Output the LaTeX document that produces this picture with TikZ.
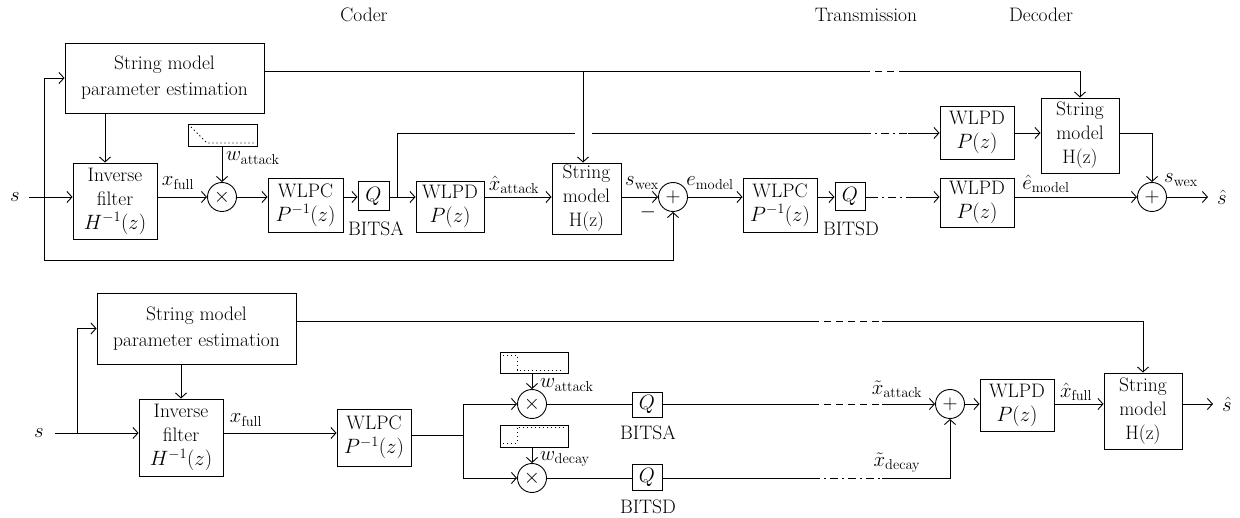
==
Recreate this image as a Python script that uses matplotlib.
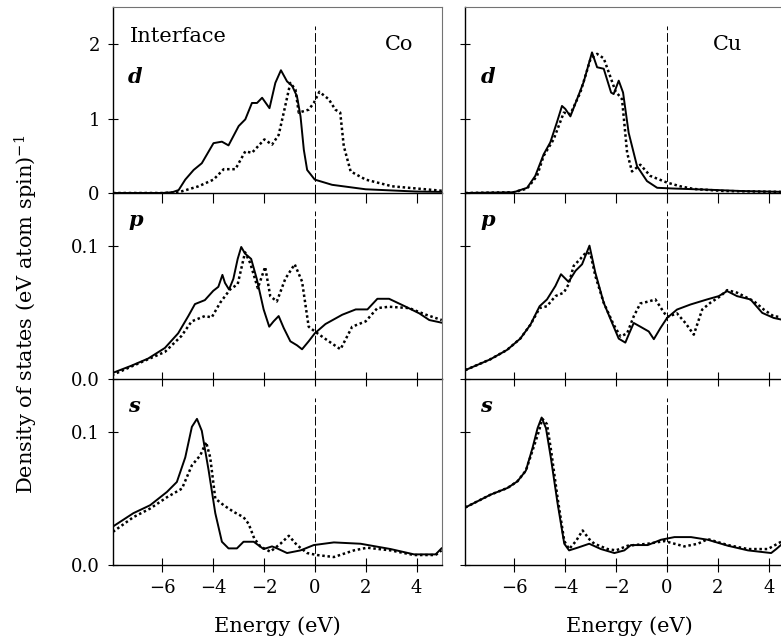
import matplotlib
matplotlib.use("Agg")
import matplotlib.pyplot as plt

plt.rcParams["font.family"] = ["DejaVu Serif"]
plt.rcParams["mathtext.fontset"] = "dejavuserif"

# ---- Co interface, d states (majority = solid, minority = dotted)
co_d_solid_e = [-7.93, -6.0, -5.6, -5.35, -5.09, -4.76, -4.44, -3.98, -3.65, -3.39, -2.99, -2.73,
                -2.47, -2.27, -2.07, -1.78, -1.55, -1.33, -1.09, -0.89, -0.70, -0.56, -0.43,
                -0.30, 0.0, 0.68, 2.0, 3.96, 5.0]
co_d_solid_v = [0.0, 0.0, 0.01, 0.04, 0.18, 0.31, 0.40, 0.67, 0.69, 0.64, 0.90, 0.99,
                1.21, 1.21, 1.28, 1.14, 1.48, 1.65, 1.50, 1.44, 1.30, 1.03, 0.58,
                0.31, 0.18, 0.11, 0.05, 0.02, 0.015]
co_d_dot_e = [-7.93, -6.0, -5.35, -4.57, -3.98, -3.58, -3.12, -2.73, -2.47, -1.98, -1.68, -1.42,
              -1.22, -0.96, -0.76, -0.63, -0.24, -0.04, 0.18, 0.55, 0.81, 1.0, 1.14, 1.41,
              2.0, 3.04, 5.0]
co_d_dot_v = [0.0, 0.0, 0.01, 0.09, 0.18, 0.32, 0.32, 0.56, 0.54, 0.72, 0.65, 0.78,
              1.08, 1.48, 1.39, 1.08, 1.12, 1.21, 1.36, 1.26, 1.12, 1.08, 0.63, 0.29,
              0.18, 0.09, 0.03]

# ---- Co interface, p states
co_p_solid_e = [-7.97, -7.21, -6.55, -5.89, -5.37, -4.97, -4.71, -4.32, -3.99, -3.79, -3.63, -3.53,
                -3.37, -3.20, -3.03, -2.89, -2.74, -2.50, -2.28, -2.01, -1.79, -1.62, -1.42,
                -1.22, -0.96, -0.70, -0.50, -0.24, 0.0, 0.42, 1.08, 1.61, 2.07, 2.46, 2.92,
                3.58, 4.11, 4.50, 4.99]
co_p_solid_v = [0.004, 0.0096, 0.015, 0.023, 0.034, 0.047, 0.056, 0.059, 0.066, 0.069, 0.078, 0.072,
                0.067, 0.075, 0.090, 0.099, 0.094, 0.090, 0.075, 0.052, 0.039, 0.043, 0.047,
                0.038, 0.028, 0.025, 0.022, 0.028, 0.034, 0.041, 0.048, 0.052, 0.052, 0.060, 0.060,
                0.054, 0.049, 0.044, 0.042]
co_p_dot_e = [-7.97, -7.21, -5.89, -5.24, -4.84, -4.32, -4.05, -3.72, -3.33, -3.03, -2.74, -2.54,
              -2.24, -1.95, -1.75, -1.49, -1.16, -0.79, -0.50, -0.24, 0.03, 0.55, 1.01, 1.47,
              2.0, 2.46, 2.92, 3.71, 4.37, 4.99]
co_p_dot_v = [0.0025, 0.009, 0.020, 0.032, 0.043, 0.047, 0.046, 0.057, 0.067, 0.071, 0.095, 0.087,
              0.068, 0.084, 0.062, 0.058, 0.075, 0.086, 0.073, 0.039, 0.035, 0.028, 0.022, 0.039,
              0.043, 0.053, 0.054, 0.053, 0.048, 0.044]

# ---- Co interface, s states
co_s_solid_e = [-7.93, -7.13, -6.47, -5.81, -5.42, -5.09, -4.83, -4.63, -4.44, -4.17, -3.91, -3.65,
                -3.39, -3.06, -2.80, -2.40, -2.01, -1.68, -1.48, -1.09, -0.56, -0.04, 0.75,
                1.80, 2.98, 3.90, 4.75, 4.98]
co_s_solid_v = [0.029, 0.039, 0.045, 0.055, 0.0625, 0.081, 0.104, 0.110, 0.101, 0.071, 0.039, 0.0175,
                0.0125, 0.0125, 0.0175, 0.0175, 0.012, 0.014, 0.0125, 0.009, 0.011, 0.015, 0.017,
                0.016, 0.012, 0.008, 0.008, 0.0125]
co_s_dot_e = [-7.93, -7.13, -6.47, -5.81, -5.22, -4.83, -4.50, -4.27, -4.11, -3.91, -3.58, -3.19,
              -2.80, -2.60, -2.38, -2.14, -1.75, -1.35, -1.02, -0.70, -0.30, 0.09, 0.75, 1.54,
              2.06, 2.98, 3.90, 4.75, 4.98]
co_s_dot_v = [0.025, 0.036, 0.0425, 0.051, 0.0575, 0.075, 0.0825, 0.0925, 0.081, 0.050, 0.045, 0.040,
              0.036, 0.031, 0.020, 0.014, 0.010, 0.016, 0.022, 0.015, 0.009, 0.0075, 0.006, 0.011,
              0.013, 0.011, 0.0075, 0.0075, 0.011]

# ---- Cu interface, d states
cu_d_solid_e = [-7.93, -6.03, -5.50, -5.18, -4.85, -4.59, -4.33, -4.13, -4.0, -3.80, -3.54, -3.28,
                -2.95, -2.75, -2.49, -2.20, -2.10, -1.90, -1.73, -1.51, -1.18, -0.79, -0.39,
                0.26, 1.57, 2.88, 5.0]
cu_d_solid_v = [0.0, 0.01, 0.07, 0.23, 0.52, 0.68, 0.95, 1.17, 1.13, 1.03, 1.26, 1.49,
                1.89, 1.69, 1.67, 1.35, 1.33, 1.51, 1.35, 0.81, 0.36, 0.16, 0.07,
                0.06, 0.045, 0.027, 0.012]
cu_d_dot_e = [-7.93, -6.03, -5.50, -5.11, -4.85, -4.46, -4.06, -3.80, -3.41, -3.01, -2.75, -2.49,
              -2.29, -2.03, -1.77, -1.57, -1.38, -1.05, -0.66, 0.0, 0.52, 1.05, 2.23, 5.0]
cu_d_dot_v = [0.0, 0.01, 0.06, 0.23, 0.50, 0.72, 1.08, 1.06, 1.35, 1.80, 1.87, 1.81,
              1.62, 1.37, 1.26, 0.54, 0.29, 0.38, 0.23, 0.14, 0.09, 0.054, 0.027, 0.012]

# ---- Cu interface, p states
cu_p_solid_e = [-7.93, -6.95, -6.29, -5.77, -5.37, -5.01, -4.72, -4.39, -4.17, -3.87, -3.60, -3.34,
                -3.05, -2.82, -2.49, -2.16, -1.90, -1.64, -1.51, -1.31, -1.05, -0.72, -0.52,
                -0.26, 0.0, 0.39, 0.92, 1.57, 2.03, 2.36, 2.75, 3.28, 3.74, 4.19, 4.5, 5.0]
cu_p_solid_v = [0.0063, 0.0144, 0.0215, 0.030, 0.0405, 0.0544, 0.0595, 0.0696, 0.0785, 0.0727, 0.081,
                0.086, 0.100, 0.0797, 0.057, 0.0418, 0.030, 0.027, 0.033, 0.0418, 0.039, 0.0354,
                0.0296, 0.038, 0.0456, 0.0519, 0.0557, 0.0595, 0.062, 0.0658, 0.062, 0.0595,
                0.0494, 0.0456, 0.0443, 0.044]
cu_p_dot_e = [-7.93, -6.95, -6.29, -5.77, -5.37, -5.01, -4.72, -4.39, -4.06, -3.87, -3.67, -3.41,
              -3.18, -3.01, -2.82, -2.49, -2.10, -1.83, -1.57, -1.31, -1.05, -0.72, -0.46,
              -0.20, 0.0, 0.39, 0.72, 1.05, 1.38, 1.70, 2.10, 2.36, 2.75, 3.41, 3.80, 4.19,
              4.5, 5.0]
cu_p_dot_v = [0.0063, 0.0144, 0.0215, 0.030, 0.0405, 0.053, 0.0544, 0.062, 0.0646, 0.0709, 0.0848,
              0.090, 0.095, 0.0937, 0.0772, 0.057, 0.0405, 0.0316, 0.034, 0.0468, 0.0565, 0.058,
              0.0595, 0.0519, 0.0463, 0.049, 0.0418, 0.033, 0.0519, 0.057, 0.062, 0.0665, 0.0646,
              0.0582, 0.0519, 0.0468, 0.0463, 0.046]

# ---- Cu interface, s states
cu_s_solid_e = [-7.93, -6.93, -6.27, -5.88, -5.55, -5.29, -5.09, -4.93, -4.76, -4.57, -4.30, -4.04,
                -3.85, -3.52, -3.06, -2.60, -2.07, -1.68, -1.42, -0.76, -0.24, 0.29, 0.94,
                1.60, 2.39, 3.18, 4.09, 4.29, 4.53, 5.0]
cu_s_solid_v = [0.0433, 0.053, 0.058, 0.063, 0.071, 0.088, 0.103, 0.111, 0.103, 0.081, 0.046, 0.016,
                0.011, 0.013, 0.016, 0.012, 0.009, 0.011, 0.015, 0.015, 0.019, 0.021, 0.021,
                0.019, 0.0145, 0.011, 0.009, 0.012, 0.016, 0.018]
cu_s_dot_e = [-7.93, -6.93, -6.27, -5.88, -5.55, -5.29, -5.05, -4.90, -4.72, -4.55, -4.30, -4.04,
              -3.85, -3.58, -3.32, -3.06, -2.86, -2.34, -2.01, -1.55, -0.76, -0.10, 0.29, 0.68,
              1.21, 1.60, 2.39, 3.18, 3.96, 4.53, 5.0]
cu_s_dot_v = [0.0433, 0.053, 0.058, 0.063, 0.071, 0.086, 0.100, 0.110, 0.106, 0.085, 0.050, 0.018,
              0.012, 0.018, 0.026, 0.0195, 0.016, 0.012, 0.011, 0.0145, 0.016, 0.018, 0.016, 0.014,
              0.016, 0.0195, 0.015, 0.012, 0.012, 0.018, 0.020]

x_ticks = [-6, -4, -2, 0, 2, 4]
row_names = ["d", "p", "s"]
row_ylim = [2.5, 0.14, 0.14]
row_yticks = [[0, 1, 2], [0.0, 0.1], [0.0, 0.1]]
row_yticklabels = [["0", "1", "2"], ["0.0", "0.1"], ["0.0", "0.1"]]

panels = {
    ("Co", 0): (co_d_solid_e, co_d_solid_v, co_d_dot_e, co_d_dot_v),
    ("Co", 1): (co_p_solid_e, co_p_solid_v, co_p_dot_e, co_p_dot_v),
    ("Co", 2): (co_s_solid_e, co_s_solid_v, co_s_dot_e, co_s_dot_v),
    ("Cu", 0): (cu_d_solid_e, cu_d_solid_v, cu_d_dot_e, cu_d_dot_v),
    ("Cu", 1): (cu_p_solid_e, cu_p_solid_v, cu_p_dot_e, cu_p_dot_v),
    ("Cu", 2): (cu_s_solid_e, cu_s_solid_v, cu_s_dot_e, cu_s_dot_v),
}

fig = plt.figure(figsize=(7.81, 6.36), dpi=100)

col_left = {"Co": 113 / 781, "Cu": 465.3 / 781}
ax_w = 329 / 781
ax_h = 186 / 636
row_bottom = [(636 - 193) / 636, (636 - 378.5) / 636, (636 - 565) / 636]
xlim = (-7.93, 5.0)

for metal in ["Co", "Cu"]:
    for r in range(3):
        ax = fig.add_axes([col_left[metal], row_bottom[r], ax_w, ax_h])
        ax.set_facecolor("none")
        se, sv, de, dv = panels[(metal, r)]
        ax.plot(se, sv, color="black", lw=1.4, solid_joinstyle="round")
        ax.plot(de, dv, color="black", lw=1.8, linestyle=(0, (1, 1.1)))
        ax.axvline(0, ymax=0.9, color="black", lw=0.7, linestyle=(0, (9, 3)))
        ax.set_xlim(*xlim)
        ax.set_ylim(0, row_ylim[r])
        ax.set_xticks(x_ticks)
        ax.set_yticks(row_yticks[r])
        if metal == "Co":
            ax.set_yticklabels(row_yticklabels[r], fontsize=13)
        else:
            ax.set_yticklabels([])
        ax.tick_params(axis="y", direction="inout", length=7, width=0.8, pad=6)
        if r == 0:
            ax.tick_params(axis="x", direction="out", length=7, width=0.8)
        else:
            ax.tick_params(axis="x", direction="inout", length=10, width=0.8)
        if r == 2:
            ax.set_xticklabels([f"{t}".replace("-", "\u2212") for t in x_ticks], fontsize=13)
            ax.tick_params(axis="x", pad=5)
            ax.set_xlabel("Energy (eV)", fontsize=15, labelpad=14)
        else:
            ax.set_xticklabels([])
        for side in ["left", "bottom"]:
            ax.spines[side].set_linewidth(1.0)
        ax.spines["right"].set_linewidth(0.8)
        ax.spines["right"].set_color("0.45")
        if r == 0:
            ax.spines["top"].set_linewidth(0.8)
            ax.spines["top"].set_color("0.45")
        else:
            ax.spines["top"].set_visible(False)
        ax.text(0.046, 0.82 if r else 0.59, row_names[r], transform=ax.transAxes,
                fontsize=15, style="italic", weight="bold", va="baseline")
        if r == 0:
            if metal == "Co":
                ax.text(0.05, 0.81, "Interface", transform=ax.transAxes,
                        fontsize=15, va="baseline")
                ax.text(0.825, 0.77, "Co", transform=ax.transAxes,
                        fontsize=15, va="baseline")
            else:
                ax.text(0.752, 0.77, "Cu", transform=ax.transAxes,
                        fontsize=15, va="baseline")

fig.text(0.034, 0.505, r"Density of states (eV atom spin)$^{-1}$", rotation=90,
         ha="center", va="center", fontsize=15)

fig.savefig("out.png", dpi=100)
--
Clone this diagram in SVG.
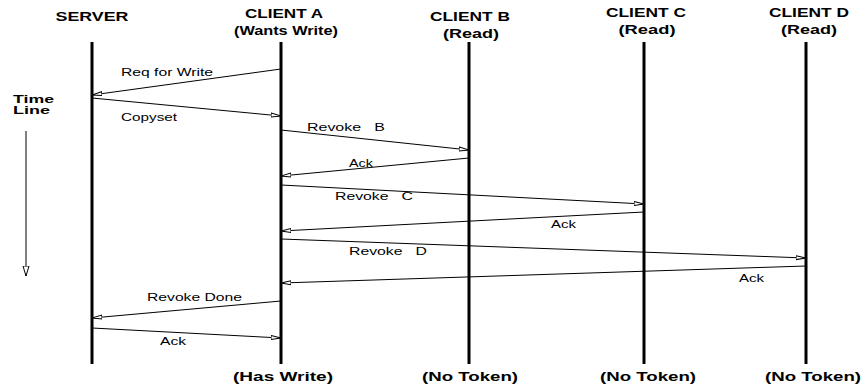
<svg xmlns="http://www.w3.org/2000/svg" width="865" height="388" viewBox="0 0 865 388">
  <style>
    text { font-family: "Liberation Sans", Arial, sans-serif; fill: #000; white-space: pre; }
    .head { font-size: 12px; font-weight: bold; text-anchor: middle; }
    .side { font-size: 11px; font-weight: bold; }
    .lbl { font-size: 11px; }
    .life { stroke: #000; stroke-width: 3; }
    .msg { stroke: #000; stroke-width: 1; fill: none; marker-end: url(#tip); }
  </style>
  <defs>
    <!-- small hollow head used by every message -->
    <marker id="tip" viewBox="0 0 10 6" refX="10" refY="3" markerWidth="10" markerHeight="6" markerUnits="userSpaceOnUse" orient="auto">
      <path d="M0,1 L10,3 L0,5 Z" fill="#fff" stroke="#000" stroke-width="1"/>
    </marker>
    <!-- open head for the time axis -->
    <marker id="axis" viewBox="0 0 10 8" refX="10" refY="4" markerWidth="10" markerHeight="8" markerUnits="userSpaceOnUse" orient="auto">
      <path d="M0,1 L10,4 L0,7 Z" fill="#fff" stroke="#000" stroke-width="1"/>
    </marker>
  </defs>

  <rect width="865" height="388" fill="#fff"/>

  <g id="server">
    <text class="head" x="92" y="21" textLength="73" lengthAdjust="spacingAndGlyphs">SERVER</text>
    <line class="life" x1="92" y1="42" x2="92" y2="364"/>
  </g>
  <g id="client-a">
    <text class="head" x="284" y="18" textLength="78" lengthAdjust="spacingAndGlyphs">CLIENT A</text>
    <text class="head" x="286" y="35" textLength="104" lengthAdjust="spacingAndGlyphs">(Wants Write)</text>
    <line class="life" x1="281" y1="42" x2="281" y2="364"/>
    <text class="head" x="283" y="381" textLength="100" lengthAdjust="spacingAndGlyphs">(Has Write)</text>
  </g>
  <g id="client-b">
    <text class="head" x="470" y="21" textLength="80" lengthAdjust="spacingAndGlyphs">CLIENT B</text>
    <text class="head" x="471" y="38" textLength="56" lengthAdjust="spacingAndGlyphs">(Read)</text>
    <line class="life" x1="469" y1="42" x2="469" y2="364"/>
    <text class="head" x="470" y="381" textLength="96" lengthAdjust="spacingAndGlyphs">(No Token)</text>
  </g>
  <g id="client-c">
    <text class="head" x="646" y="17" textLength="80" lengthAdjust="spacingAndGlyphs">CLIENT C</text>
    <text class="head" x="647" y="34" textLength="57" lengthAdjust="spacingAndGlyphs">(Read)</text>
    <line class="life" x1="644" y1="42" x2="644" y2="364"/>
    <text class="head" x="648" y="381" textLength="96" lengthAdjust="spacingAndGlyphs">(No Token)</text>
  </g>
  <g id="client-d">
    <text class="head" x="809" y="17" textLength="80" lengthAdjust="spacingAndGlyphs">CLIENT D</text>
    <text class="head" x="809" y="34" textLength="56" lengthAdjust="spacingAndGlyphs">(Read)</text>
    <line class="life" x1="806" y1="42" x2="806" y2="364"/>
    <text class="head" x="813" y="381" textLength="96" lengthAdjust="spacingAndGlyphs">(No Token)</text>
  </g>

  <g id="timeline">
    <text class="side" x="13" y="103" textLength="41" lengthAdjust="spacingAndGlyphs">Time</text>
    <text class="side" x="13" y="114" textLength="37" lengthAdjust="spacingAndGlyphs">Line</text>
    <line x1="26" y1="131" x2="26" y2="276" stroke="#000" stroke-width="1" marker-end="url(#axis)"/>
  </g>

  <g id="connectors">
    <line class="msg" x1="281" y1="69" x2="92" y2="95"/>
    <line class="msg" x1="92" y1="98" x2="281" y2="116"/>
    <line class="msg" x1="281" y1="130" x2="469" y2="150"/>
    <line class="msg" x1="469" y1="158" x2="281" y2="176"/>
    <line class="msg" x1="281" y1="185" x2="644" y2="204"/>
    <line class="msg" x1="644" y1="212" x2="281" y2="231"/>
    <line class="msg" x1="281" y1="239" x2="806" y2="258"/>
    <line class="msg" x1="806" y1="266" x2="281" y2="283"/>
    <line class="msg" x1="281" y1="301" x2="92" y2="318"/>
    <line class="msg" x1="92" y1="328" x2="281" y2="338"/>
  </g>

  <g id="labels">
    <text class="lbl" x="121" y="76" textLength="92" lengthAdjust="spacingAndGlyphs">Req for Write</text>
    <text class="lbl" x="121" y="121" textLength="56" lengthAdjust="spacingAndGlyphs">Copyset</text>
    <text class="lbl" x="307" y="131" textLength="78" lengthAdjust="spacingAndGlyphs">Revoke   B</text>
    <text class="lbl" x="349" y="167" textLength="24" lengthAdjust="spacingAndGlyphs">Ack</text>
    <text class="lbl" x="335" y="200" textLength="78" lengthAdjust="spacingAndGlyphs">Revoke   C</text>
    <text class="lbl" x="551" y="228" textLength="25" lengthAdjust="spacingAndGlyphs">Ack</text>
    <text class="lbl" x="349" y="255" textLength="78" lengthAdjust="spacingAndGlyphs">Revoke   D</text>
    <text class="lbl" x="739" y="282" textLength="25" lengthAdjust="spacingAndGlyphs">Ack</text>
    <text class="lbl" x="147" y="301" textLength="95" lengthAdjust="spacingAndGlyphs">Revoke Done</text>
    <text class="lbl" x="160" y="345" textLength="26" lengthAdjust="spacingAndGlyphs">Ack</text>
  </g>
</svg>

### WHAT THE TASK REQUIRES
Point out every line holding the string "this" and copy it.

### ANSWER TO THE TASK
Output the LaTeX document that produces this picture with TikZ.
Recreate this image as a Python script that uses matplotlib.
Clone this diagram in SVG.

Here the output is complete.